A Malaysian-Chinese who discovered her passion for cooking and baking as she was about to leave home for studying abroad--because no one will be fixing her meals anymore. She tries preparing foods from scratch and likes to look at recipes, cooking and baking blogs and Web sites, and watch culinary videos to get inspirations and improve her cooking and baking skills. Trying out new recipes has always been fun for her! Despite that, she has a weak spot in food presentation. Her mom has been a major influence in getting her into the wonderful culinary and baking world although they both aren't experts. As a student in the States, her host families have helped improve her baking skills. She also is learning food photography on her own. (Although she couldn't afford a DSLR camera now, she'll someday.) She wishes she could fix meals for her family back home. Sadly, they're miles apart.
My favorite things to cook
When it comes to main courses, she still prefers Asian cuisines.
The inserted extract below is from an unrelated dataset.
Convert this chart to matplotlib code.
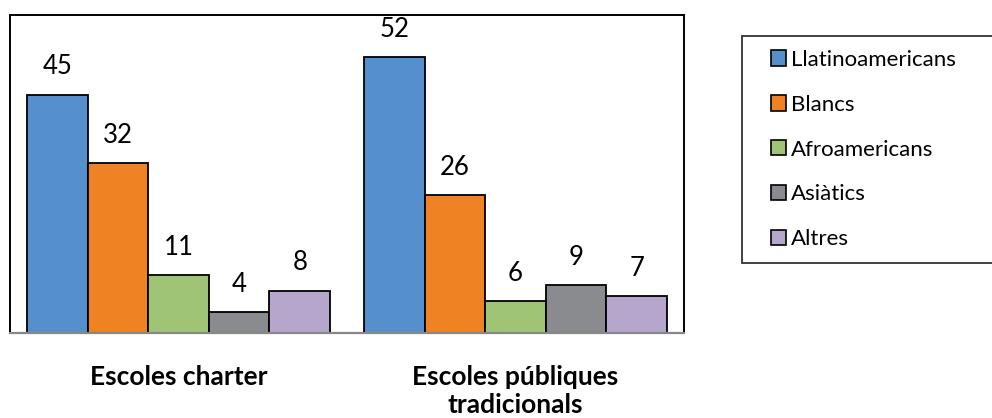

She frequently stir fries, fries, steams, braises, stews and slow cooks. Her family loves her Hong Kong-style steamed fish, stir-fried romaine lettuce with preserved tofu, and kangkung belacan, a type of Malaysian vegetable stir-fried with chilies and dried shrimp paste. They also love her Chinese/Malaysian soup-based desserts like barley soup with dried beancurd sticks and mung bean soup ... Basically, anything that she prepares. She loves her own fried rice *blushing*. But, she sometimes craves for Western foods like pastas and fish and chips. Also, she loves baking and pastry art. After staying in U.S. for sometime, her baking/pastry skills have improved. So far, she's tried making yeast and quick breads, bars and cookies, cakes, pies and tarts, Asian pastry, desserts and snacks, pizzas, and quick treats like pancakes.
My favorite family cooking traditions
On the first morning of Chinese New Year, her mom will prepare the fabulous and healthy "Luo Hon Zai," a Chinese vegetarian dish seasoned with preserved tofu and consisting of ingredients such as dried beancurd sticks, various types of edible fungi and vegetables. Her family will then serve it with rice and end the breakfast with a gingery soup-based Chinese dessert consisting of things like tong yun, or glutinous-rice balls, lotus and gingko seeds. Other than that, her family's everyday meals consist mostly of simple and yet yummy home-cooked dishes with Chinese (specifically Cantonese), Malay, Indian, Peranakan and Thai influences.
My cooking triumphs
Depending on how "triumph" is defined. For her, when any dishes and desserts that she makes have passed her own, family's and friends' taste tests, they're considered triumphs.
My cooking tragedies
Minor ones include cutting and burning her own fingers, accidentally spilling food while fixing meals ... and the aftermath: She had to clean her kitchen. Major ones include overproofing her bread dough in the fridge because she was experimenting with low-temperature rising of bread dough. The dough ended up smelled and tasted like alcohol. Fortunately, she remedied the situation by dividing up and pan frying the dough. At least, nothing went wasted, and she still could enjoy yeasted flat bread. Haha ...! Now, she knows what to do when bread dough is "misbehaving."